Fujifilm is reportedly working on bringing in-body image stabilization to its X Series cameras, something the company had previously said wouldn’t be possible and or/practical with its XF-mount lenses.

In February 2016, Fujifilm senior product planner Takashi Ueno told Fujilove in an interview that the XF mount is incompatible with in-body image stabilization (IBIS):

our XF mount is not compatible with IBIS […] for the sake of image quality. […] The diameter of our mount was designed for the image circle without IBIS. It means the amount of light at the corners is reduced when the sensor is shifted. We could correct it digitally, but we don’t want to do it: we don’t want to compromise our image quality.

To cover the larger image circle, not only mount size (and body size), but also lens size must be bigger. We are pursuing the best balance of image quality, size and weight of both cameras and lenses, operability and performance. […] we don’t think this direction will be changed in the future. Our highest priority is always image quality.

Those are some pretty strong statements, but Fuji Rumors is now hearing that Fujifilm is in fact “working to bring IBIS to future X-mount cameras.”

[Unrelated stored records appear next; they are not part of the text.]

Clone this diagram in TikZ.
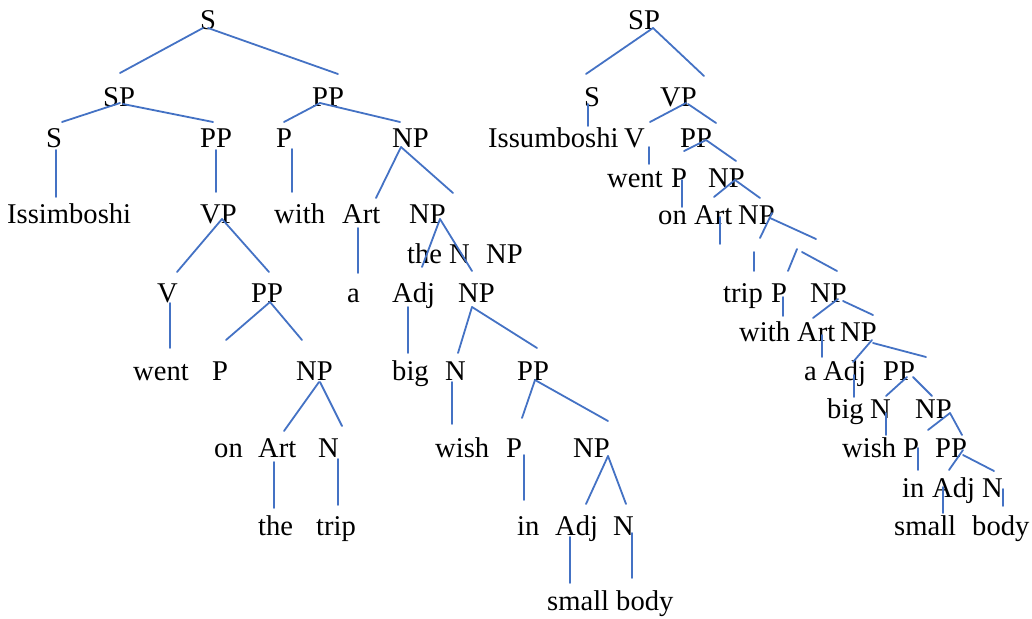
\documentclass[tikz,border=0pt]{standalone}
\usepackage{fontspec}
\setmainfont{Liberation Serif}
\usepackage{tikz}
\definecolor{ttqqcc}{rgb}{0.267,0.447,0.769}
\tikzset{
  lbl/.style={anchor=base west,inner sep=0pt,font=\fontsize{28.6}{34}\selectfont},
  branch/.style={color=ttqqcc,line width=1.8pt}
}
\begin{document}
\begin{tikzpicture}[line cap=round,line join=round,x=1pt,y=-1pt]
		\useasboundingbox (0,0) rectangle (1032,618);
		% left tree
		\node[lbl] (lS) at (200,30) {S};
		\node[lbl] (lSP) at (103,106) {SP};
		\node[lbl] (lPP) at (312,106) {PP};
		\node[lbl] (lS2) at (46,147) {S};
		\node[lbl] (lPP2) at (200,147) {PP};
		\node[lbl] (lP) at (276,147) {P};
		\node[lbl] (lNP) at (392,147) {NP};
		\node[lbl] (lIss) at (7,223) {Issimboshi};
		\node[lbl] (lVP) at (200,223) {VP};
		\node[lbl] (lwith) at (274,223) {with};
		\node[lbl] (lArt) at (342,223) {Art};
		\node[lbl] (lNP2) at (409,223) {NP};
		\node[lbl] (lthe) at (407,263) {the};
		\node[lbl] (lN) at (449,263) {N};
		\node[lbl] (lNP3) at (486,263) {NP};
		\node[lbl] (lV) at (157,302) {V};
		\node[lbl] (lPP3) at (251,302) {PP};
		\node[lbl] (la) at (347,302) {a};
		\node[lbl] (lAdj) at (392,302) {Adj};
		\node[lbl] (lNP4) at (458,302) {NP};
		\node[lbl] (lwent) at (133,380) {went};
		\node[lbl] (lP2) at (212,380) {P};
		\node[lbl] (lNP5) at (296,380) {NP};
		\node[lbl] (lbig) at (392,380) {big};
		\node[lbl] (lN2) at (445,380) {N};
		\node[lbl] (lPP4) at (517,380) {PP};
		\node[lbl] (lon) at (214,457) {on};
		\node[lbl] (lArt2) at (258,457) {Art};
		\node[lbl] (lN3) at (318,457) {N};
		\node[lbl] (lwish) at (435,457) {wish};
		\node[lbl] (lP3) at (506,457) {P};
		\node[lbl] (lNP6) at (573,457) {NP};
		\node[lbl] (lthe2) at (258,535) {the};
		\node[lbl] (ltrip) at (316,535) {trip};
		\node[lbl] (lin) at (517,535) {in};
		\node[lbl] (lAdj2) at (555,535) {Adj};
		\node[lbl] (lN4) at (613,535) {N};
		\node[lbl] (lsmall) at (547,610) {small};
		\node[lbl] (lbody) at (616,610) {body};
		\draw [branch] ([shift={(3,-2)}]lS.base west) -- ([shift={(17,-33)}]lSP.base west);
		\draw [branch] ([shift={(8,-2)}]lS.base west) -- ([shift={(26,-32)}]lPP.base west);
		\draw [branch] ([shift={(17,-3)}]lSP.base west) -- ([shift={(16,-25)}]lS2.base west);
		\draw [branch] ([shift={(20,-2)}]lSP.base west) -- ([shift={(13,-25)}]lPP2.base west);
		\draw [branch] ([shift={(8,-3)}]lPP.base west) -- ([shift={(8,-25)}]lP.base west);
		\draw [branch] ([shift={(8,-3)}]lPP.base west) -- ([shift={(8,-25)}]lNP.base west);
		\draw [branch] ([shift={(10,3)}]lS2.base west) -- ([shift={(49,-26)}]lIss.base west);
		\draw [branch] ([shift={(16,3)}]lPP2.base west) -- ([shift={(16,-31)}]lVP.base west);
		\draw [branch] ([shift={(16,2)}]lP.base west) -- ([shift={(18,-31)}]lwith.base west);
		\draw [branch] ([shift={(9,0)}]lNP.base west) -- ([shift={(34,-25)}]lArt.base west);
		\draw [branch] ([shift={(9,0)}]lNP.base west) -- ([shift={(44,-30)}]lNP2.base west);
		\draw [branch] ([shift={(22,-4)}]lVP.base west) -- ([shift={(20,-30)}]lV.base west);
		\draw [branch] ([shift={(22,-4)}]lVP.base west) -- ([shift={(18,-30)}]lPP3.base west);
		\draw [branch] ([shift={(16,5)}]lArt.base west) -- ([shift={(11,-29)}]la.base west);
		\draw [branch] ([shift={(31,-4)}]lNP2.base west) -- ([shift={(30,-35)}]lAdj.base west);
		\draw [branch] ([shift={(31,-4)}]lNP2.base west) -- ([shift={(14,-31)}]lNP4.base west);
		\draw [branch] ([shift={(13,1)}]lV.base west) -- ([shift={(37,-32)}]lwent.base west);
		\draw [branch] ([shift={(19,0)}]lPP3.base west) -- ([shift={(14,-40)}]lP2.base west);
		\draw [branch] ([shift={(19,0)}]lPP3.base west) -- ([shift={(6,-40)}]lNP5.base west);
		\draw [branch] ([shift={(16,5)}]lAdj.base west) -- ([shift={(16,-27)}]lbig.base west);
		\draw [branch] ([shift={(14,5)}]lNP4.base west) -- ([shift={(13,-27)}]lN2.base west);
		\draw [branch] ([shift={(14,5)}]lNP4.base west) -- ([shift={(20,-32)}]lPP4.base west);
		\draw [branch] ([shift={(23,2)}]lNP5.base west) -- ([shift={(26,-26)}]lArt2.base west);
		\draw [branch] ([shift={(24,2)}]lNP5.base west) -- ([shift={(24,-31)}]lN3.base west);
		\draw [branch] ([shift={(7,2)}]lN2.base west) -- ([shift={(17,-33)}]lwish.base west);
		\draw [branch] ([shift={(18,0)}]lPP4.base west) -- ([shift={(16,-39)}]lP3.base west);
		\draw [branch] ([shift={(18,0)}]lPP4.base west) -- ([shift={(35,-36)}]lNP6.base west);
		\draw [branch] ([shift={(16,5)}]lArt2.base west) -- ([shift={(16,-27)}]lthe2.base west);
		\draw [branch] ([shift={(20,2)}]lN3.base west) -- ([shift={(22,-30)}]ltrip.base west);
		\draw [branch] ([shift={(18,-2)}]lP3.base west) -- ([shift={(7,-35)}]lin.base west);
		\draw [branch] ([shift={(35,-1)}]lNP6.base west) -- ([shift={(31,-31)}]lAdj2.base west);
		\draw [branch] ([shift={(35,-1)}]lNP6.base west) -- ([shift={(13,-31)}]lN4.base west);
		\draw [branch] ([shift={(15,2)}]lAdj2.base west) -- ([shift={(23,-27)}]lsmall.base west);
		\draw [branch] ([shift={(19,-2)}]lN4.base west) -- ([shift={(16,-32)}]lbody.base west);
		% right tree
		\node[lbl] (rSP) at (628,30) {SP};
		\node[lbl] (rS) at (584,106) {S};
		\node[lbl] (rVP) at (660,106) {VP};
		\node[lbl] (rIss) at (488,147) {Issumboshi};
		\node[lbl] (rV) at (624,147) {V};
		\node[lbl] (rPP) at (680,147) {PP};
		\node[lbl] (rwent) at (607,187) {went};
		\node[lbl] (rP) at (671,187) {P};
		\node[lbl] (rNP) at (708,187) {NP};
		\node[lbl] (ron) at (658,224) {on};
		\node[lbl] (rArt) at (694,224) {Art};
		\node[lbl] (rNP2) at (738,224) {NP};
		\node[lbl] (rtrip) at (723,302) {trip};
		\node[lbl] (rP2) at (771,302) {P};
		\node[lbl] (rNP3) at (810,302) {NP};
		\node[lbl] (rwith) at (739,341) {with};
		\node[lbl] (rArt2) at (797,341) {Art};
		\node[lbl] (rNP4) at (840,341) {NP};
		\node[lbl] (ra) at (804,380) {a};
		\node[lbl] (rAdj) at (823,380) {Adj};
		\node[lbl] (rPP2) at (883,380) {PP};
		\node[lbl] (rbig) at (827,418) {big};
		\node[lbl] (rN) at (870,418) {N};
		\node[lbl] (rNP5) at (915,418) {NP};
		\node[lbl] (rwish) at (842,457) {wish};
		\node[lbl] (rP3) at (903,457) {P};
		\node[lbl] (rPP3) at (935,457) {PP};
		\node[lbl] (rin) at (902,497) {in};
		\node[lbl] (rAdj2) at (932,497) {Adj};
		\node[lbl] (rN2) at (982,497) {N};
		\node[lbl] (rsmall) at (894,535) {small};
		\node[lbl] (rbody) at (972,535) {body};
		\draw [branch] ([shift={(25,-2)}]rSP.base west) -- ([shift={(2,-32)}]rS.base west);
		\draw [branch] ([shift={(25,-2)}]rSP.base west) -- ([shift={(44,-30)}]rVP.base west);
		\draw [branch] ([shift={(4,-2)}]rS.base west) -- ([shift={(100,-21)}]rIss.base west);
		\draw [branch] ([shift={(26,-3)}]rVP.base west) -- ([shift={(26,-25)}]rV.base west);
		\draw [branch] ([shift={(28,-2)}]rVP.base west) -- ([shift={(36,-24)}]rPP.base west);
		\draw [branch] ([shift={(25,0)}]rV.base west) -- ([shift={(42,-23)}]rwent.base west);
		\draw [branch] ([shift={(26,-7)}]rPP.base west) -- ([shift={(13,-36)}]rP.base west);
		\draw [branch] ([shift={(26,-7)}]rPP.base west) -- ([shift={(28,-26)}]rNP.base west);
		\draw [branch] ([shift={(11,-7)}]rP.base west) -- ([shift={(24,-17)}]ron.base west);
		\draw [branch] ([shift={(27,-7)}]rNP.base west) -- ([shift={(20,-27)}]rArt.base west);
		\draw [branch] ([shift={(27,-7)}]rNP.base west) -- ([shift={(22,-26)}]rNP2.base west);
		\draw [branch] ([shift={(26,-7)}]rArt.base west) -- ([shift={(26,20)}]rArt.base west);
		\draw [branch] ([shift={(34,-11)}]rNP2.base west) -- ([shift={(22,14)}]rNP2.base west);
		\draw [branch] ([shift={(32,-6)}]rNP2.base west) -- ([shift={(78,15)}]rNP2.base west);
		\draw [branch] ([shift={(31,-50)}]rtrip.base west) -- ([shift={(31,-31)}]rtrip.base west);
		\draw [branch] ([shift={(26,-53)}]rP2.base west) -- ([shift={(17,-31)}]rP2.base west);
		\draw [branch] ([shift={(-8,-50)}]rNP3.base west) -- ([shift={(27,-31)}]rNP3.base west);
		\draw [branch] ([shift={(12,-5)}]rP2.base west) -- ([shift={(44,-25)}]rwith.base west);
		\draw [branch] ([shift={(28,-3)}]rNP3.base west) -- ([shift={(16,-23)}]rArt2.base west);
		\draw [branch] ([shift={(33,-1)}]rNP3.base west) -- ([shift={(33,-26)}]rNP4.base west);
		\draw [branch] ([shift={(25,-6)}]rArt2.base west) -- ([shift={(18,-23)}]ra.base west);
		\draw [branch] ([shift={(32,-1)}]rNP4.base west) -- ([shift={(30,-18)}]rAdj.base west);
		\draw [branch] ([shift={(33,2)}]rNP4.base west) -- ([shift={(43,-23)}]rPP2.base west);
		\draw [branch] ([shift={(31,-5)}]rAdj.base west) -- ([shift={(27,-21)}]rbig.base west);
		\draw [branch] ([shift={(24,-3)}]rPP2.base west) -- ([shift={(16,-22)}]rN.base west);
		\draw [branch] ([shift={(30,-3)}]rPP2.base west) -- ([shift={(17,-22)}]rNP5.base west);
		\draw [branch] ([shift={(16,-5)}]rN.base west) -- ([shift={(44,-22)}]rwish.base west);
		\draw [branch] ([shift={(35,-5)}]rNP5.base west) -- ([shift={(25,-27)}]rP3.base west);
		\draw [branch] ([shift={(35,-5)}]rNP5.base west) -- ([shift={(27,-22)}]rPP3.base west);
		\draw [branch] ([shift={(15,-9)}]rP3.base west) -- ([shift={(16,-27)}]rin.base west);
		\draw [branch] ([shift={(28,-7)}]rPP3.base west) -- ([shift={(17,-27)}]rAdj2.base west);
		\draw [branch] ([shift={(28,-2)}]rPP3.base west) -- ([shift={(12,-26)}]rN2.base west);
		\draw [branch] ([shift={(11,-10)}]rAdj2.base west) -- ([shift={(49,-22)}]rsmall.base west);
		\draw [branch] ([shift={(21,-8)}]rN2.base west) -- ([shift={(31,-29)}]rbody.base west);
\end{tikzpicture}
\end{document}
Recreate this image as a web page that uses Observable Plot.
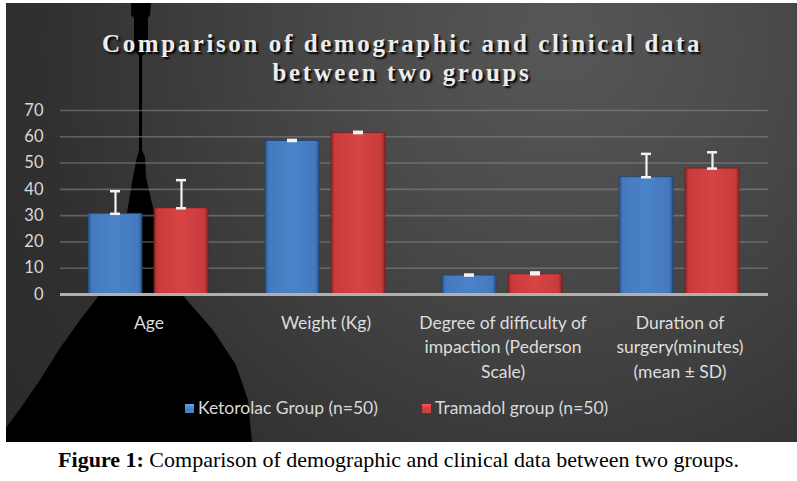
<!DOCTYPE html>
<html>
<head>
<meta charset="utf-8">
<script src="https://cdn.jsdelivr.net/npm/d3@7"></script>
<script src="https://cdn.jsdelivr.net/npm/@observablehq/plot@0.6"></script>
<style>
  html, body { margin: 0; padding: 0; background: #fff; }
  #wrap { position: relative; width: 797px; height: 481px; overflow: hidden; background: #fff; }
  #panel { position: absolute; left: 6px; top: 3px; width: 791px; height: 439px;
    background: radial-gradient(circle at 554px 40px, #575757 0px, #4c4c4c 180px, #3c3c3c 380px, #303030 520px, #2a2a2a 700px); }
  #spike { position: absolute; left: 0; top: 0; width: 797px; height: 481px; background: #000;
    clip-path: polygon(131px 3px,151px 3px,150px 15px,148px 18px,148px 50px,142px 56px,142px 150px,145px 157px,146px 177px,150px 195px,153px 207px,160px 240px,172px 270px,185px 298px,213px 330px,236px 365px,248px 400px,252px 442px,6px 442px,6px 428px,22px 406px,40px 380px,60px 348px,80px 320px,97px 298px,110px 270px,122px 240px,128px 207px,133px 177px,137px 157px,139px 150px,139px 56px,134px 50px,134px 18px,131px 15px); }
  #title { position: absolute; left: 0; top: 29px; width: 804px; text-align: center;
    font: bold 25px "Liberation Serif", "Times New Roman", serif; letter-spacing: 2.6px; line-height: 29px;
    color: #ececec; text-shadow: 2px 2px 2px #000; }
  #plot { position: absolute; left: 0; top: 95px; }
  #legend { position: absolute; top: 397px; left: 0; width: 797px; height: 24px;
    font: 17.5px Lato, sans-serif; color: #d9d9d9; }
  .item { position: absolute; top: 0; white-space: nowrap; }
  .sw { display: inline-block; width: 9px; height: 9px; margin-right: 4px; vertical-align: 1px; }
  #caption { position: absolute; top: 447px; left: 0; width: 797px; text-align: center;
    font: 22px "Liberation Serif", "Times New Roman", serif; color: #000; }
</style>
</head>
<body>
<div id="wrap">
  <div id="panel"></div>
  <div id="spike"></div>
  <div id="title">Comparison of demographic and clinical data<br>between two groups</div>
  <div id="plot"></div>
  <div id="legend"></div>
  <div id="caption"><b>Figure 1:</b> Comparison of demographic and clinical data between two groups.</div>
</div>
<script>
// ---- data ----
const categories = ["Age", "Weight (Kg)", "Degree of difficulty of impaction (Pederson Scale)", "Duration of surgery(minutes) (mean ± SD)"];
const categoryLabels = ["Age", "Weight (Kg)", "Degree of difficulty of\nimpaction (Pederson\nScale)", "Duration of\nsurgery(minutes)\n(mean ± SD)"];
const groups = ["Ketorolac Group (n=50)", "Tramadol group (n=50)"];
const ketorolacMean = [30.7, 58.4, 7.2, 44.6];
const ketorolacSD = [8.6, 0.4, 0.4, 8.9];
const tramadolMean = [32.8, 61.4, 7.7, 47.9];
const tramadolSD = [10.7, 0.5, 0.7, 6.2];
const yTicks = [0, 10, 20, 30, 40, 50, 60, 70];
const colors = ["url(#gBlue)", "url(#gRed)"];
const swatchColors = ["#4a80c4", "#d23f3f"];

const rows = [];
categories.forEach((c, i) => {
  rows.push({cat: c, group: groups[0], mean: ketorolacMean[i], sd: ketorolacSD[i]});
  rows.push({cat: c, group: groups[1], mean: tramadolMean[i], sd: tramadolSD[i]});
});
const labelRows = categories.map((c, i) => ({cat: c, label: categoryLabels[i]}));

const chart = Plot.plot({
  width: 797,
  height: 290,
  marginLeft: 58,
  marginRight: 28,
  marginTop: 15,
  marginBottom: 91,
  style: {background: "transparent", overflow: "visible"},
  fx: {domain: categories, padding: 0, axis: null},
  x: {domain: groups, paddingInner: 0.179, paddingOuter: 0.416, axis: null},
  y: {domain: [0, 70], ticks: yTicks, tickSize: 0, tickPadding: 18, label: null},
  color: {domain: groups, range: colors},
  marks: [
    Plot.gridY(yTicks.slice(1), {stroke: "#8a8a8a", strokeOpacity: 0.55, strokeWidth: 1.6}),
    Plot.axisY({ticks: yTicks, tickSize: 0, tickPadding: 17, fontSize: 16.5, fontFamily: "Lato, sans-serif", fill: "#d9d9d9", label: null}),
    Plot.barY(rows, {fx: "cat", x: "group", y: "mean", fill: "group", stroke: d => d.group === groups[0] ? "#1f3f6a" : "#6e1a1a", strokeWidth: 1, strokeOpacity: 0.7}),
    Plot.ruleY([0], {stroke: "#b0b0b0", strokeWidth: 3}),
    Plot.ruleX(rows, {fx: "cat", x: "group", y1: "mean", y2: d => d.mean + d.sd, stroke: "#f2f2f2", strokeWidth: 2.2}),
    Plot.tickY(rows, {fx: "cat", x: "group", y: d => d.mean + d.sd, stroke: "#f2f2f2", strokeWidth: 2.5, insetLeft: 22, insetRight: 22}),
    Plot.tickY(rows, {fx: "cat", x: "group", y: "mean", stroke: "#f2f2f2", strokeWidth: 2.5, insetLeft: 22, insetRight: 22}),
    Plot.text(labelRows, {fx: "cat", text: "label", frameAnchor: "bottom", lineAnchor: "top", dy: 17, lineHeight: 1.4, fontSize: 17.5, fontFamily: "Lato, sans-serif", fill: "#dedede"})
  ]
});

// gradient definitions for the bevelled bar look
const svg = d3.select(chart);
const defs = svg.insert("defs", ":first-child");
function grad(id, edge, mid, light) {
  const g = defs.append("linearGradient").attr("id", id).attr("x1", 0).attr("x2", 1).attr("y1", 0).attr("y2", 0);
  g.append("stop").attr("offset", "0%").attr("stop-color", edge);
  g.append("stop").attr("offset", "7%").attr("stop-color", mid);
  g.append("stop").attr("offset", "50%").attr("stop-color", light);
  g.append("stop").attr("offset", "93%").attr("stop-color", mid);
  g.append("stop").attr("offset", "100%").attr("stop-color", edge);
}
grad("gBlue", "#2a558f", "#4479bd", "#4b83c8");
grad("gRed", "#8f2626", "#c93b3b", "#d64444");
document.getElementById("plot").appendChild(chart);

// legend
const legend = document.getElementById("legend");
const legendX = [185, 422];
groups.forEach((g, i) => {
  const it = document.createElement("div");
  it.className = "item";
  it.style.left = legendX[i] + "px";
  const sw = document.createElement("span");
  sw.className = "sw";
  sw.style.background = `linear-gradient(180deg, ${d3.color(swatchColors[i]).brighter(0.8)} 0%, ${swatchColors[i]} 45%)`;
  it.appendChild(sw);
  it.appendChild(document.createTextNode(g));
  legend.appendChild(it);
});
</script>
</body>
</html>
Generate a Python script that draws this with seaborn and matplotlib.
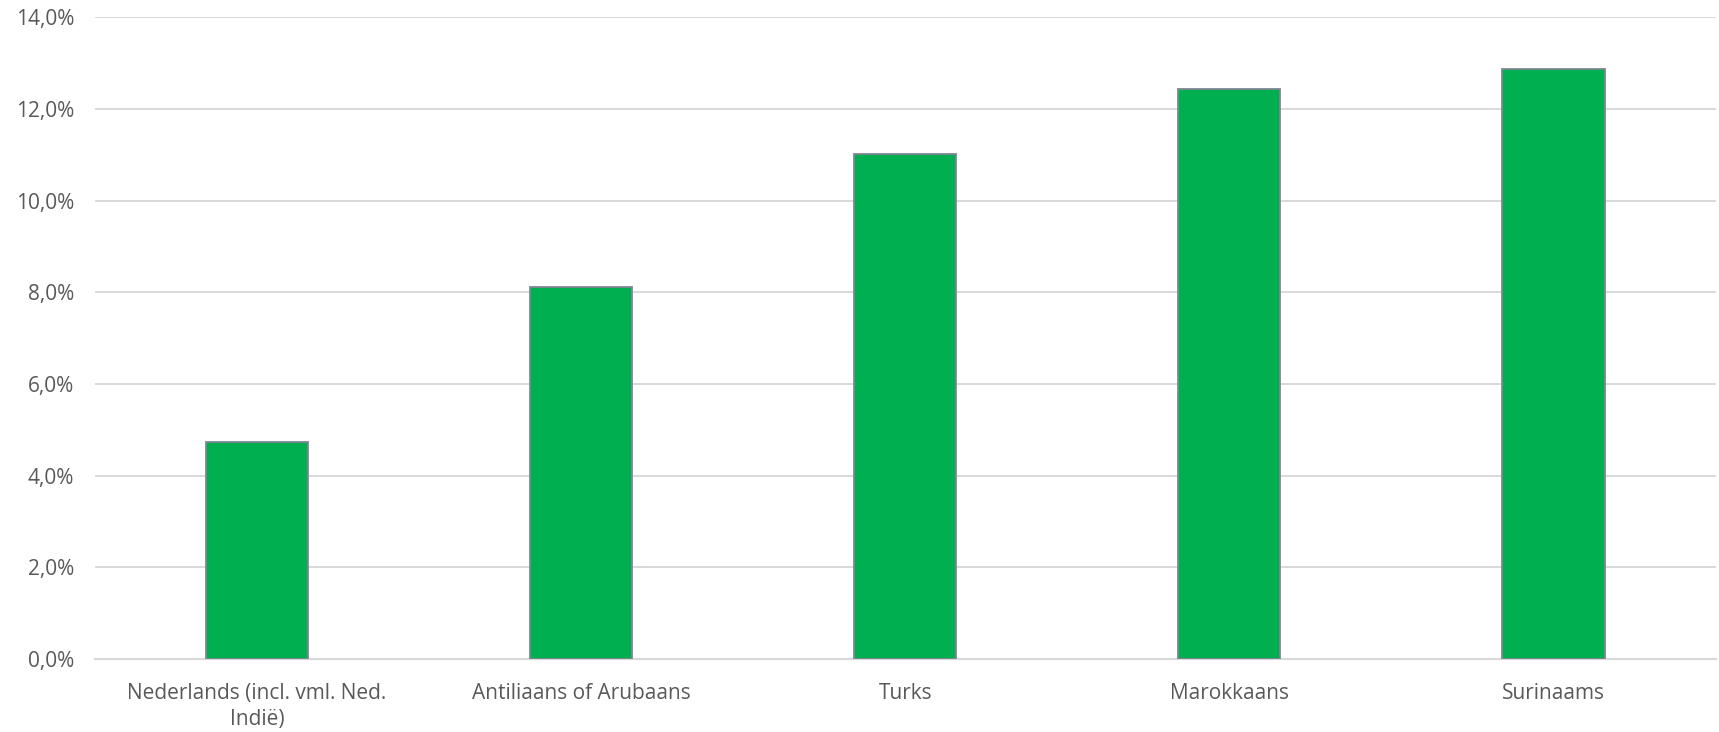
import matplotlib
matplotlib.use("Agg")
import matplotlib.pyplot as plt
import seaborn as sns
import pandas as pd
from matplotlib.ticker import FuncFormatter, MultipleLocator

# Data
categories = ["Nederlands (incl. vml. Ned.\nIndië)", "Antiliaans of Arubaans",
              "Turks", "Marokkaans", "Surinaams"]
values = [4.74, 8.12, 11.02, 12.43, 12.88]

df = pd.DataFrame({"herkomst": categories, "aandeel": values})

sns.set_style("white")
plt.rcParams['font.family'] = ['Open Sans', 'DejaVu Sans']

fig = plt.figure(figsize=(17.19, 7.32), dpi=100)
ax = fig.add_axes([0.0553, 0.0997, 0.9427, 0.8764])

sns.barplot(data=df, x="herkomst", y="aandeel", color="#00B050", width=0.315,
            edgecolor="#7f8793", linewidth=1.3, saturation=1, ax=ax, zorder=3)

ax.set_ylim(0, 14)
ax.set_xlim(-0.5, len(categories) - 0.5)
ax.yaxis.set_major_locator(MultipleLocator(2))
ax.yaxis.set_major_formatter(FuncFormatter(lambda v, p: f"{v:.1f}%".replace(".", ",")))
ax.grid(axis="y", color="#d9d9d9", linewidth=1.4, zorder=0)
ax.set_axisbelow(True)

for side in ["top", "right", "left"]:
    ax.spines[side].set_visible(False)
ax.spines["bottom"].set_color("#d9d9d9")
ax.spines["bottom"].set_linewidth(1.6)

ax.set_xlabel("")
ax.set_ylabel("")
ax.tick_params(axis="y", length=0, pad=15, labelsize=15, labelcolor="#595959")
ax.tick_params(axis="x", length=0, pad=17, labelsize=15, labelcolor="#595959")
for lbl in ax.get_xticklabels():
    lbl.set_linespacing(1.35)

plt.savefig("out.png", dpi=100)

“Fujifilm’s main mirrorless competitors (Sony, Panasonic, Olympus) all offer IBIS… and it has become a strong selling point!,” writes Fuji Rumors. “This rumor comes from a trusted source. This is why I personally take no grain of salt at all. I’m 100% sure that these are Fujifilm’s (current) plans. I also know that Fujifilm can change plans anytime, but I have the feeling that this won’t happen this time. IBIS will come…”

If this rumor becomes a reality, photographers may see some price shifting when it comes to Fujifilm X Series gear.

“Photographers generally prefer IBIS to image stabilized lenses, because you only have to buy the technology once and it works on all lenses–including legacy lenses,” writes Improve Photography. “When the stabilization is in the lens, it tends to increase the cost of each lens by around $100.”